Material to process ::

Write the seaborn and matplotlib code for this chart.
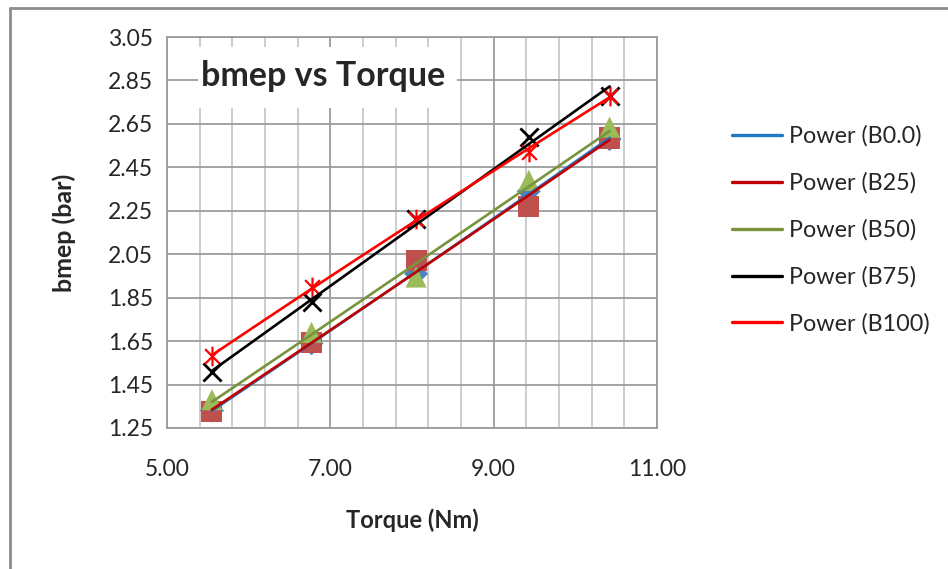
import numpy as np
import pandas as pd
import matplotlib
matplotlib.use("Agg")
import matplotlib.pyplot as plt
from matplotlib.path import Path
from matplotlib.patches import Rectangle
from matplotlib.ticker import FixedLocator, FormatStrFormatter
import seaborn as sns

# Torque (Nm) at each load step
torque = [5.55, 6.77, 8.05, 9.43, 10.42]

# bmep (bar) for each blend
bmep_b0 = [1.33, 1.64, 1.96, 2.34, 2.58]
bmep_b25 = [1.325, 1.643, 2.02, 2.27, 2.585]
bmep_b50 = [1.38, 1.69, 1.945, 2.39, 2.635]
bmep_b75 = [1.51, 1.83, 2.21, 2.59, 2.78]
bmep_b100 = [1.58, 1.90, 2.21, 2.52, 2.78]

blends = ["B0.0", "B25", "B50", "B75", "B100"]
series = [bmep_b0, bmep_b25, bmep_b50, bmep_b75, bmep_b100]

x_ticks = [5.0, 7.0, 9.0, 11.0]
y_ticks = [1.25, 1.45, 1.65, 1.85, 2.05, 2.25, 2.45, 2.65, 2.85, 3.05]

# Asterisk marker: vertical bar plus an X
star_path = Path(
    [(0, -1), (0, 1), (-0.75, -0.75), (0.75, 0.75), (-0.75, 0.75), (0.75, -0.75)],
    [Path.MOVETO, Path.LINETO, Path.MOVETO, Path.LINETO, Path.MOVETO, Path.LINETO],
)

marker_style = {
    "B0.0": dict(marker="D", color="#4f81bd", s=150, lw=0),
    "B25": dict(marker="s", color="#c0504d", s=230, lw=0),
    "B50": dict(marker="^", color="#9bbb59", s=230, lw=0),
    "B75": dict(marker="x", color="#000000", s=170, lw=2.0),
    "B100": dict(marker=star_path, color="#ff0000", s=200, lw=1.6),
}
trend_colors = {
    "B0.0": "#1f78c8",
    "B25": "#c00000",
    "B50": "#77933c",
    "B75": "#000000",
    "B100": "#ff0000",
}

df = pd.DataFrame(
    [(t, v, b) for b, vals in zip(blends, series) for t, v in zip(torque, vals)],
    columns=["Torque", "bmep", "Blend"],
)

# Power-law trendlines y = a * x^b fitted on the log-log data
trend_rows = []
xs = np.linspace(min(torque), max(torque), 60)
for b, vals in zip(blends, series):
    k, c = np.polyfit(np.log(torque), np.log(vals), 1)
    for x in xs:
        trend_rows.append((x, np.exp(c) * x ** k, f"Power ({b})"))
trend = pd.DataFrame(trend_rows, columns=["Torque", "bmep", "Trend"])

sns.set_style("white")
plt.rcParams["font.family"] = ["Lato", "DejaVu Sans"]

fig = plt.figure(figsize=(9.48, 5.69), dpi=100)
ax = fig.add_axes([167 / 948, 1 - 428 / 569, 490 / 948, 391 / 569])

for b in blends:
    st = marker_style[b]
    sns.scatterplot(
        data=df[df["Blend"] == b], x="Torque", y="bmep", ax=ax,
        marker=st["marker"], s=st["s"], color=st["color"],
        edgecolor=st["color"] if st["lw"] else "none", linewidth=st["lw"],
        zorder=3, legend=False,
    )

sns.lineplot(
    data=trend, x="Torque", y="bmep", hue="Trend",
    palette=[trend_colors[b] for b in blends], linewidth=1.9,
    ax=ax, zorder=4, sort=False,
)

ax.set_xlim(5, 11)
ax.set_ylim(1.25, 3.05)
ax.xaxis.set_major_locator(FixedLocator(x_ticks))
ax.xaxis.set_minor_locator(FixedLocator(
    [v for v in np.round(np.arange(5.0, 11.01, 0.4), 2) if v not in x_ticks]))
ax.yaxis.set_major_locator(FixedLocator(y_ticks))
ax.xaxis.set_major_formatter(FormatStrFormatter("%.2f"))
ax.yaxis.set_major_formatter(FormatStrFormatter("%.2f"))

ax.grid(True, which="major", color="#9c9c9c", linewidth=1.3, zorder=0)
ax.grid(True, which="minor", axis="x", color="#c8c8c8", linewidth=1.3, zorder=0)
ax.set_axisbelow(True)
for side, sp in ax.spines.items():
    sp.set_color("#9c9c9c")
    sp.set_linewidth(1.3)

ax.tick_params(axis="both", which="major", direction="out", length=6,
               width=1.3, color="#8c8c8c", labelsize=16.5, pad=4)
ax.tick_params(axis="x", which="minor", length=0)
ax.tick_params(axis="x", which="major", pad=16)

ax.set_xlabel("Torque (Nm)", fontsize=17, fontweight="bold", labelpad=21)
ax.set_ylabel("bmep (bar)", fontsize=18, fontweight="bold", labelpad=23)

# Title on a white panel that hides the grid behind it
ax.add_patch(Rectangle((0.063, 0.818), 0.529, 0.156, transform=ax.transAxes,
                       facecolor="white", edgecolor="none", zorder=2))
ax.text(0.319, 0.900, "bmep vs Torque", transform=ax.transAxes,
        fontsize=24.5, fontweight="bold", ha="center", va="center", zorder=5)

leg = ax.legend(loc="center left", bbox_to_anchor=(732 / 948, 1 - 230 / 569),
                bbox_transform=fig.transFigure, frameon=False,
                fontsize=16.8, handlelength=2.16, handletextpad=0.3,
                labelspacing=1.09, borderpad=0, borderaxespad=0)
for line in leg.get_lines():
    line.set_linewidth(2.4)

# Chart-area border along the top and left
fig.add_artist(plt.Line2D([10 / 948, 1], [1 - 8 / 569, 1 - 8 / 569],
                          transform=fig.transFigure, color="#8c8c8c", lw=2))
fig.add_artist(plt.Line2D([10 / 948, 10 / 948], [0, 1 - 8 / 569],
                          transform=fig.transFigure, color="#8c8c8c", lw=2))

fig.savefig("out.png", dpi=100)
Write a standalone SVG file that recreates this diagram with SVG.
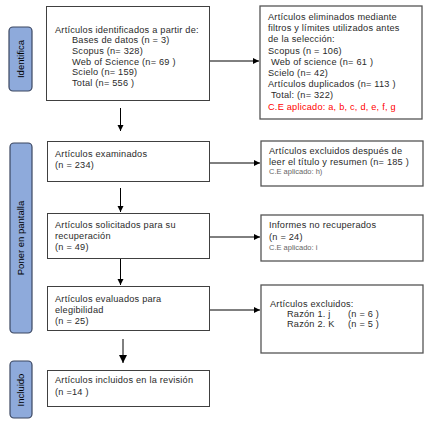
<svg xmlns="http://www.w3.org/2000/svg" width="435" height="424" viewBox="0 0 435 424">
<defs>
<marker id="ah" markerWidth="8" markerHeight="8" refX="6" refY="3" orient="auto" markerUnits="userSpaceOnUse">
<path d="M0,0 L6,3 L0,6 z" fill="#000"/>
</marker>
<marker id="ahb" markerWidth="10" markerHeight="10" refX="8" refY="4" orient="auto" markerUnits="userSpaceOnUse">
<path d="M0,0 L8,4 L0,8 z" fill="#000"/>
</marker>
<style>
.box{fill:#fff;stroke:#404040;stroke-width:1}
.rbox{fill:#fff;stroke:#555;stroke-width:1.3}
.pill{fill:#8eaadb;stroke:#3a4660;stroke-width:1.2}
.t{font-family:"Liberation Sans",Arial,sans-serif;font-size:9.2px;fill:#2a2a2a;letter-spacing:0.22px}
.red{fill:#ff0000}
.sm{font-family:"Liberation Sans",Arial,sans-serif;font-size:7.5px;fill:#666}
.pt{font-family:"Liberation Sans",Arial,sans-serif;font-size:9.5px;fill:#000;text-anchor:middle}
.c{stroke:#000;stroke-width:1;fill:none}
</style>
</defs>
<rect width="435" height="424" fill="#fff"/>

<g id="pill-identifica">
<rect class="pill" x="9" y="27" width="23" height="64" rx="4"/>
<text class="pt" transform="translate(24,59) rotate(-90)">Identifica</text>
</g>
<g id="pill-pantalla">
<rect class="pill" x="10" y="143" width="22" height="190" rx="4"/>
<text class="pt" transform="translate(24,238) rotate(-90)">Poner en pantalla</text>
</g>
<g id="pill-incluido">
<rect class="pill" x="10" y="361" width="22" height="57" rx="4"/>
<text class="pt" transform="translate(24,390) rotate(-90)">Incluido</text>
</g>

<g id="box1">
<rect class="box" x="46.5" y="6.5" width="163" height="94"/>
<text class="t" x="55" y="32.5">Artículos identificados a partir de:</text>
<text class="t" x="72" y="43">Bases de datos (n = 3)</text>
<text class="t" x="72" y="54">Scopus (n= 328)</text>
<text class="t" x="72" y="64.5">Web of Science (n= 69 )</text>
<text class="t" x="72" y="75">Scielo (n= 159)</text>
<text class="t" x="72" y="85.5">Total (n= 556 )</text>
</g>

<g id="rbox1">
<rect class="rbox" x="260" y="6" width="162" height="113"/>
<text class="t" x="268" y="19.5">Artículos eliminados mediante</text>
<text class="t" x="268" y="31">filtros y límites utilizados antes</text>
<text class="t" x="268" y="42">de la selección:</text>
<text class="t" x="268" y="54">Scopus (n = 106)</text>
<text class="t" x="271" y="65">Web of science (n= 61 )</text>
<text class="t" x="268" y="75.5">Scielo (n= 42)</text>
<text class="t" x="268" y="86.5">Artículos duplicados (n= 113 )</text>
<text class="t" x="271" y="98">Total: (n= 322)</text>
<text class="t red" x="268" y="110">C.E aplicado: a, b, c, d, e, f, g</text>
</g>

<g id="box2">
<rect class="box" x="47.5" y="141.5" width="162" height="40"/>
<text class="t" x="55" y="157">Artículos examinados</text>
<text class="t" x="55" y="168">(n = 234)</text>
</g>

<g id="rbox2">
<rect class="rbox" x="261" y="141" width="162" height="45"/>
<text class="t" x="269" y="154">Artículos excluidos después de</text>
<text class="t" x="269" y="164.5">leer el título y resumen (n= 185 )</text>
<text class="sm" x="269" y="173.5">C.E aplicado: h)</text>
</g>

<g id="box3">
<rect class="box" x="47.5" y="213.5" width="162" height="45"/>
<text class="t" x="55" y="228">Artículos solicitados para su</text>
<text class="t" x="55" y="238.5">recuperación</text>
<text class="t" x="55" y="249.5">(n = 49)</text>
</g>

<g id="rbox3">
<rect class="rbox" x="261" y="215" width="162" height="46"/>
<text class="t" x="269" y="228">Informes no recuperados</text>
<text class="t" x="269" y="239.5">(n = 24)</text>
<text class="sm" x="269" y="249.5">C.E aplicado: i</text>
</g>

<g id="box4">
<rect class="box" x="47.5" y="286.5" width="162" height="44"/>
<text class="t" x="55" y="301.5">Artículos evaluados para</text>
<text class="t" x="55" y="312.5">elegibilidad</text>
<text class="t" x="55" y="323.5">(n = 25)</text>
</g>

<g id="rbox4">
<rect class="rbox" x="261" y="285" width="162" height="68"/>
<text class="t" x="270" y="306.5">Artículos excluidos:</text>
<text class="t" x="287" y="316.5">Razón 1. j</text>
<text class="t" x="348" y="316.5">(n = 6 )</text>
<text class="t" x="287" y="326.5">Razón 2. K</text>
<text class="t" x="348" y="326.5">(n = 5 )</text>
</g>

<g id="box5">
<rect class="box" x="47.5" y="370.5" width="162" height="36"/>
<text class="t" x="55" y="383">Artículos incluidos en la revisión</text>
<text class="t" x="55" y="394.5">(n =14 )</text>
</g>

<g id="connectors">
<line class="c" x1="120.5" y1="108" x2="120.5" y2="131" marker-end="url(#ah)"/>
<line class="c" x1="120.5" y1="188" x2="120.5" y2="212" marker-end="url(#ah)"/>
<line class="c" x1="120.5" y1="259" x2="120.5" y2="285" marker-end="url(#ah)"/>
<line class="c" x1="123" y1="339" x2="123" y2="363" stroke-width="1.3" marker-end="url(#ahb)"/>
<line class="c" x1="210" y1="61" x2="259" y2="61" marker-end="url(#ah)"/>
<line class="c" x1="210" y1="163" x2="260" y2="163" marker-end="url(#ah)"/>
<line class="c" x1="210" y1="237" x2="260" y2="237" marker-end="url(#ah)"/>
<line class="c" x1="210" y1="310" x2="260" y2="310" marker-end="url(#ah)"/>
</g>
</svg>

What you need to do ::
Take the records above from their first line through the line with "torque = [5.55, 6.77, 8.05, 9.43, 10.42]" and set those lines down word for word, minus the pictures.

Written answer ::
Write the seaborn and matplotlib code for this chart.
import numpy as np
import pandas as pd
import matplotlib
matplotlib.use("Agg")
import matplotlib.pyplot as plt
from matplotlib.path import Path
from matplotlib.patches import Rectangle
from matplotlib.ticker import FixedLocator, FormatStrFormatter
import seaborn as sns

# Torque (Nm) at each load step
torque = [5.55, 6.77, 8.05, 9.43, 10.42]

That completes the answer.